Voici un petit livre appelé à ébranler de grands mythes. Le peu que nous pensions tenir au sujet d’Attila, Jean-Pierre Tusseau le remet en question et démontre qu’il ne se fondait que sur d’improbables légendes. « Le passage en Gaules d’Attila n’aura pas dépassé trois ou quatre mois. La gigantesque bataille, présentée comme l’affrontement de deux mondes, la confrontation de la civilisation et de la barbarie, n’a guère duré plus d’une ou deux journées et l’armée romaine était majoritairement composée de ‘barbares’. » Quant à l’émouvante rencontre du « fléau de Dieu » et de sainte Geneviève, peut-être nous séduirait-elle plus profondément si quarante ans n’avaient pas séparé la présence des deux personnages dans le même lieu.
Si Tusseau liquide assez efficacement plusieurs mythes tenaces, il ne parvient pas aussi parfaitement à réhabiliter Attila jusqu’à en faire un modèle de délicatesse. Oui, l’individu est frotté de grec et de latin, en raison de ses séjours comme « invité/otage » parmi les lettrés de la Rome antique, mais cela ne l’empêchera jamais d’apprécier l’art exquis de l’empalement ou les vertus aphrodisiaques des massacres massifs. Même l’amitié entre Attila et le Latin Aetius, pourtant verrouillée par un serment solennel de soutien mutuel, n’empêchera pas les deux chefs de guerre de s’affronter dans des combats déterminants. La lecture débouche ainsi non pas sur de nouvelles et complaisantes certitudes, mais sur des doutes prudents, ce qui vaut sans doute mieux.
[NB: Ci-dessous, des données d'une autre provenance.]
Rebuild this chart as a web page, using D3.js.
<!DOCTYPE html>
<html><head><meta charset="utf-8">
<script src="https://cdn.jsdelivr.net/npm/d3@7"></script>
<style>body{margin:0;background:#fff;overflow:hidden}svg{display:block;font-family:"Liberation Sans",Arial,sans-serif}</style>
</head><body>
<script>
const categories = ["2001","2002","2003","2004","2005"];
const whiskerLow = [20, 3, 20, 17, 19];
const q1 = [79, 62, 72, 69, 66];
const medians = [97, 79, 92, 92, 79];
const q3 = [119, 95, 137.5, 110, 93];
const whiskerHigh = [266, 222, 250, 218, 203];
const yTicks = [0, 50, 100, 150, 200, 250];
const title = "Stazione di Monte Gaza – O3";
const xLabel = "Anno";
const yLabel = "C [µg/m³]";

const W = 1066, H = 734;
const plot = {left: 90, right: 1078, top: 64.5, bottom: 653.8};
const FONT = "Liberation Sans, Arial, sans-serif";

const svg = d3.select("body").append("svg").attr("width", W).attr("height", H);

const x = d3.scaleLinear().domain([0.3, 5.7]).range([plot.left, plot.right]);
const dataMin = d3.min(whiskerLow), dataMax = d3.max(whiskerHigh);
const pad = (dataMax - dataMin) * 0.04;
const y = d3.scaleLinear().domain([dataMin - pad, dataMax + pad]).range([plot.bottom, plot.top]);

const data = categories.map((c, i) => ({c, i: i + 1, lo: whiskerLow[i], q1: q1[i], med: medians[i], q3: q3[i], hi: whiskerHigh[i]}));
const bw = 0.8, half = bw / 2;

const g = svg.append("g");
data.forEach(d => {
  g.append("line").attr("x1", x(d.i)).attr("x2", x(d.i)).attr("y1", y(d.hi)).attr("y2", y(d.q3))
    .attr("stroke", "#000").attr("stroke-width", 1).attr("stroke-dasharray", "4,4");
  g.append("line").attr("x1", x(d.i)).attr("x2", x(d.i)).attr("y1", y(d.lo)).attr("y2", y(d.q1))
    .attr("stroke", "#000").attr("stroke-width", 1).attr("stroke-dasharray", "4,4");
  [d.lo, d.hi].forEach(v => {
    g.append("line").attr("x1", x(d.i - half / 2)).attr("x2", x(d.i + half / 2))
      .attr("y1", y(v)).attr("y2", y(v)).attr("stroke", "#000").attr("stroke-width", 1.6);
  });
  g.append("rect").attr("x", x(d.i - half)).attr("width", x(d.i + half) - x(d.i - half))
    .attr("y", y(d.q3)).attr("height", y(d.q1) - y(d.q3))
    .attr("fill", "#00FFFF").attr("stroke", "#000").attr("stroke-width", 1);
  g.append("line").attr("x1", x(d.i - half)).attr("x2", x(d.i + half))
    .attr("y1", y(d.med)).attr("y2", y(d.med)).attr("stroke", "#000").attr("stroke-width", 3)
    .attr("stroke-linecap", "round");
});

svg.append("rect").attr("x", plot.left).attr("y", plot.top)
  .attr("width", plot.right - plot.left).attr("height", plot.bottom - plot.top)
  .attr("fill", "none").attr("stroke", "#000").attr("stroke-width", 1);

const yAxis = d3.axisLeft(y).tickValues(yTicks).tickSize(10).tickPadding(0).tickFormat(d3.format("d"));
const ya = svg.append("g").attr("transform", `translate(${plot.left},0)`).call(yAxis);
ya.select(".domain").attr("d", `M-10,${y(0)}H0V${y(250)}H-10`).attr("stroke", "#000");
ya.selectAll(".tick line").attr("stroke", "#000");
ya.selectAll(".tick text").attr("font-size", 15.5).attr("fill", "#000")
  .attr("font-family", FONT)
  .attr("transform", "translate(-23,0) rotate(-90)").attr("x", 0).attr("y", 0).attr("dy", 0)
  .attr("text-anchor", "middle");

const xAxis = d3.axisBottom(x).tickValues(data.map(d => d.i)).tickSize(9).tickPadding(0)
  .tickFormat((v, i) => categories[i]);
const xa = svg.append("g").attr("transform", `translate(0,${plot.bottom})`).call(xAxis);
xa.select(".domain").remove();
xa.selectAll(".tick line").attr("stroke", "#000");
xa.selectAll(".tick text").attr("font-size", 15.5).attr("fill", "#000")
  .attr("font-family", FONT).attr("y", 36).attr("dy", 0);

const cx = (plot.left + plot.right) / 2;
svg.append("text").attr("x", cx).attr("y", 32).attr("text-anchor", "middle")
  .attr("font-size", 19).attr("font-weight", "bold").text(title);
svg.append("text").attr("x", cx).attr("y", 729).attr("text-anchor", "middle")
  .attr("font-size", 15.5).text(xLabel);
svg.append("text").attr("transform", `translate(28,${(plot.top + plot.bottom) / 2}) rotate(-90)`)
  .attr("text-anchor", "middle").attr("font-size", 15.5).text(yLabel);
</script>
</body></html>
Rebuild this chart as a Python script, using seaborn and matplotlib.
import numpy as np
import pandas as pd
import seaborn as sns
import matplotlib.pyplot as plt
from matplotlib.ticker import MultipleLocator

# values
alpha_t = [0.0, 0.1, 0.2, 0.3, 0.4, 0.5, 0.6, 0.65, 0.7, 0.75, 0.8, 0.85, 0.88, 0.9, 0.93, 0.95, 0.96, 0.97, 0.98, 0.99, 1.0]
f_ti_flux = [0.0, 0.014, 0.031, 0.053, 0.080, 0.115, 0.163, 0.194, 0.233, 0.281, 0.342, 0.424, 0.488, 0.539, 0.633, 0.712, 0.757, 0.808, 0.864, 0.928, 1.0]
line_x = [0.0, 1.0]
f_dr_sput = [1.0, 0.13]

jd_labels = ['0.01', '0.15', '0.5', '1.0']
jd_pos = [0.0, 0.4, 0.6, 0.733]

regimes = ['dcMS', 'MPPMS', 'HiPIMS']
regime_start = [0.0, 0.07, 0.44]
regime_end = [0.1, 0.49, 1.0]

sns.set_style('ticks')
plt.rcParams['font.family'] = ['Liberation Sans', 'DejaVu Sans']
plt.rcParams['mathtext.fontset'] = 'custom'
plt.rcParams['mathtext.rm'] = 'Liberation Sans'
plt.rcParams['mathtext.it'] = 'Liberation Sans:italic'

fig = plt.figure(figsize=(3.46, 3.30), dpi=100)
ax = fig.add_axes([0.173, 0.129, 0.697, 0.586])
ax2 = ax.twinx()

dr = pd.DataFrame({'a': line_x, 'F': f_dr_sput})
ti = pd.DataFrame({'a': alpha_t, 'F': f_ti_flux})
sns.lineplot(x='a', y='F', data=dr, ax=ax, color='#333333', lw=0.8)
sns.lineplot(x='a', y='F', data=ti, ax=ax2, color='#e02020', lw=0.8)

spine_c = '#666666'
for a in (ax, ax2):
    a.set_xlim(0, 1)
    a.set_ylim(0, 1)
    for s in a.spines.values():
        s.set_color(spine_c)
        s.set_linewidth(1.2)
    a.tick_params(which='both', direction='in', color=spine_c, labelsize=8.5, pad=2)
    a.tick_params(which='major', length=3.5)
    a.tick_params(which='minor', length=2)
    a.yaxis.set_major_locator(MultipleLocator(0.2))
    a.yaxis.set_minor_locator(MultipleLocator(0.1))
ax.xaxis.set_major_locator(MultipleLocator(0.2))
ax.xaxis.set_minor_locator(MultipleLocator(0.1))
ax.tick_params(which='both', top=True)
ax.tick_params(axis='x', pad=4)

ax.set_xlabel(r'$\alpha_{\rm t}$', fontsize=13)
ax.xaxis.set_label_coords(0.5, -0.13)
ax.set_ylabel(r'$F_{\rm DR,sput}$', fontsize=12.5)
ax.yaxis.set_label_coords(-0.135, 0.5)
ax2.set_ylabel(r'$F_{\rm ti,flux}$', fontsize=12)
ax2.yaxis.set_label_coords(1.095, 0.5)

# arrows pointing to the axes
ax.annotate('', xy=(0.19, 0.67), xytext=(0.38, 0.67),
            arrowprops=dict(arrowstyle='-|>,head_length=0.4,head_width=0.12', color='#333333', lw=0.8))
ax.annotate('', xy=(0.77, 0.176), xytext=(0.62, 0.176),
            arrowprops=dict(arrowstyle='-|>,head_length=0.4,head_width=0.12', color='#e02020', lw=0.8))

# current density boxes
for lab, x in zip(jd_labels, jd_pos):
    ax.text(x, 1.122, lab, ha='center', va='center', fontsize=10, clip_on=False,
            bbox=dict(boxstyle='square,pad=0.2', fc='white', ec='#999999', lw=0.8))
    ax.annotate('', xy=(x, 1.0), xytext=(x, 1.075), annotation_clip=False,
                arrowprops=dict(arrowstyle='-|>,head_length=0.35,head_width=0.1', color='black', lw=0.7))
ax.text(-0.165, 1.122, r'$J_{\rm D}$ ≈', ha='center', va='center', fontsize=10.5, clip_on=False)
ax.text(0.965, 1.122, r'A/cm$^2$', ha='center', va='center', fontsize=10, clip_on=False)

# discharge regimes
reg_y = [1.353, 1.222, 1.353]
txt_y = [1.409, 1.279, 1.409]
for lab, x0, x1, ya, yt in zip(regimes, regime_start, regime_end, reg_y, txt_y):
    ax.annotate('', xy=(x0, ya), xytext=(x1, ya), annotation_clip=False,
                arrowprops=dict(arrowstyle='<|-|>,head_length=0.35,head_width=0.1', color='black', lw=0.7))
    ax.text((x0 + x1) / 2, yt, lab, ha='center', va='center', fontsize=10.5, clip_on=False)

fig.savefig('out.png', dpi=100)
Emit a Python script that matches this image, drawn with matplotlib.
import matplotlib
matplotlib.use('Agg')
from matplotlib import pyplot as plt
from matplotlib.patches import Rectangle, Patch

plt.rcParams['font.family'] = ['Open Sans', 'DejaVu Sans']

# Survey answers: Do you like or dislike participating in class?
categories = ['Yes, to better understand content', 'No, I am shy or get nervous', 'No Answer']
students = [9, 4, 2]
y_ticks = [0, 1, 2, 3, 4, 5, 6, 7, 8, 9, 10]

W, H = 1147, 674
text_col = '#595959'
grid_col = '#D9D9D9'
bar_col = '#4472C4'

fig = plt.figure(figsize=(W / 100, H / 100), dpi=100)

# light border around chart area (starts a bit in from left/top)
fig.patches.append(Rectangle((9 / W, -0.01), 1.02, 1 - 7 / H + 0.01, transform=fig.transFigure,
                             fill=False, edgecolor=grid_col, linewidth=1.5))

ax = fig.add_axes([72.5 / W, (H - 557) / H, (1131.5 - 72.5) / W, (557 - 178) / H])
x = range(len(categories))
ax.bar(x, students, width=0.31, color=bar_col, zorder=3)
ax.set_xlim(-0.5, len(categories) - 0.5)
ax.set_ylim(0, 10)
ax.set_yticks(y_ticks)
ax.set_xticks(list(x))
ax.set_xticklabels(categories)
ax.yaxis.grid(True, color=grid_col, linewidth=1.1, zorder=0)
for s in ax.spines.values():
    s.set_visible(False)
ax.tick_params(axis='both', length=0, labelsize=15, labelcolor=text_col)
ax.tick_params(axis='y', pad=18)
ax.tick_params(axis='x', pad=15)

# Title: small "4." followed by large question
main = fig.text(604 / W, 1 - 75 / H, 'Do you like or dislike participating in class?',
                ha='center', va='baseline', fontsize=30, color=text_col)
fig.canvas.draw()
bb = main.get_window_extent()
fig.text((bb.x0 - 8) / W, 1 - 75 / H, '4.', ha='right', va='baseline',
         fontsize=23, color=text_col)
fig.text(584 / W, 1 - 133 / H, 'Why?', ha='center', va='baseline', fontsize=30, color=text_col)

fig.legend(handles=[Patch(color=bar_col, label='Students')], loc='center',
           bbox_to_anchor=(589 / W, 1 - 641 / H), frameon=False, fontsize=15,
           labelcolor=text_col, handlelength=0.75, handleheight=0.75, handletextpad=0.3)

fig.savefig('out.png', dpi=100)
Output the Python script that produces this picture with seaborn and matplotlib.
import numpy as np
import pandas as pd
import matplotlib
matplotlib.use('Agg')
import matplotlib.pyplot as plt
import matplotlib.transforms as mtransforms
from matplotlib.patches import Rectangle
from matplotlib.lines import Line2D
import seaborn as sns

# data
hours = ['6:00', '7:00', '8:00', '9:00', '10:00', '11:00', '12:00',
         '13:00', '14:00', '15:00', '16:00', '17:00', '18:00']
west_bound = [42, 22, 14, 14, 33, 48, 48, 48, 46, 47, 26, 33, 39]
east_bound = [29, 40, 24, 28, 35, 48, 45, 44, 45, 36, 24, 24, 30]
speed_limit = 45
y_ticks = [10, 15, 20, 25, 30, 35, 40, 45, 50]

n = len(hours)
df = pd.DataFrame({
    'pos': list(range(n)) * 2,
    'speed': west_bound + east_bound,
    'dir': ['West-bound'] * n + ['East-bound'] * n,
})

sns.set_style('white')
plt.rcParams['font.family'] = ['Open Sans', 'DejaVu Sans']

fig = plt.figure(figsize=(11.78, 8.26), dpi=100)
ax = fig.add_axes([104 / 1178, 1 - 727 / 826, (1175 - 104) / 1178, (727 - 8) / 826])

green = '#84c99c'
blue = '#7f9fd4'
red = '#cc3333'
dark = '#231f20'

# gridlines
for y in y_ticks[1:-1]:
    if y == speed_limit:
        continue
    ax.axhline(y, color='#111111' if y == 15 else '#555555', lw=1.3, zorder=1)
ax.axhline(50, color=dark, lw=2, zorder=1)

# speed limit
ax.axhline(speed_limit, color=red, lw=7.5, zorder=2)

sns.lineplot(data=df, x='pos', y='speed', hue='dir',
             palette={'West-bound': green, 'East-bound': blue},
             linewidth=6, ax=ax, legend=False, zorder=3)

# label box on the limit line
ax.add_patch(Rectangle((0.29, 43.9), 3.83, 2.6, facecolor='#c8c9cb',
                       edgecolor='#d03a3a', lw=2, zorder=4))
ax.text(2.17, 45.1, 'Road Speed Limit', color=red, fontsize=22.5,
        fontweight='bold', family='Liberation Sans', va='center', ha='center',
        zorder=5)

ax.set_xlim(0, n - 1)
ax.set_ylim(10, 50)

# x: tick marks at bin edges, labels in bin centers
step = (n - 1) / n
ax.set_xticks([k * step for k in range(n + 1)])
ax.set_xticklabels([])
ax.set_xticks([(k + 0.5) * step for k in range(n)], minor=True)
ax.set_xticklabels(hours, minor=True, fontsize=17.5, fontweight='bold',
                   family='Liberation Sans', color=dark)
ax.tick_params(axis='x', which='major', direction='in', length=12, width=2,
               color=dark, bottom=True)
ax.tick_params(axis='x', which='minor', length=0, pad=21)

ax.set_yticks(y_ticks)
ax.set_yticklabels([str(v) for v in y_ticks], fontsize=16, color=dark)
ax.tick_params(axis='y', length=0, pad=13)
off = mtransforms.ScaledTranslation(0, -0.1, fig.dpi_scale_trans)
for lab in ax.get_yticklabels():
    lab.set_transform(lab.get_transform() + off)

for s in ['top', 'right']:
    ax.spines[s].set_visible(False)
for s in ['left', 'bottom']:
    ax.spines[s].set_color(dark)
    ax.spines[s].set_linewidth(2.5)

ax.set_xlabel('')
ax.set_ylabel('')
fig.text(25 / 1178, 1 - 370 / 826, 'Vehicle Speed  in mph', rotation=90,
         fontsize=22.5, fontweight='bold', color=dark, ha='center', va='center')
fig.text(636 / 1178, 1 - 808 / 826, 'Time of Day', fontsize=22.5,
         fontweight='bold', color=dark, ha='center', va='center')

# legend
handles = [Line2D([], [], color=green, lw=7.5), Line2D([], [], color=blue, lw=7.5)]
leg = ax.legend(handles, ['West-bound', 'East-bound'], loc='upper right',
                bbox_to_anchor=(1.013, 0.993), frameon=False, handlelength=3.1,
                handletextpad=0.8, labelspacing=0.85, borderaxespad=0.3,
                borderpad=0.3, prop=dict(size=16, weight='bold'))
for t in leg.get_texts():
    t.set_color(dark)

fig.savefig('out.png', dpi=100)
Ce qui ressort nettement et utilement, c’est une perception nuancée de l’Empire romain. Assez tôt dans son évolution, il est fragilisé par le désintéressement de ses citoyens. Il a beau recruter par milliers des mercenaires venus de partout et nouer, comme avec les Huns d’Attila, de profitables alliances, il chancelle sur ses fondements. La diplomatie succède à la toute-puissance de la légion romaine et l’abrupt « veni, vidi, vici » de César se dissout en tractations souvent peu glorieuses. Attila préfigurait cette fragilité à venir.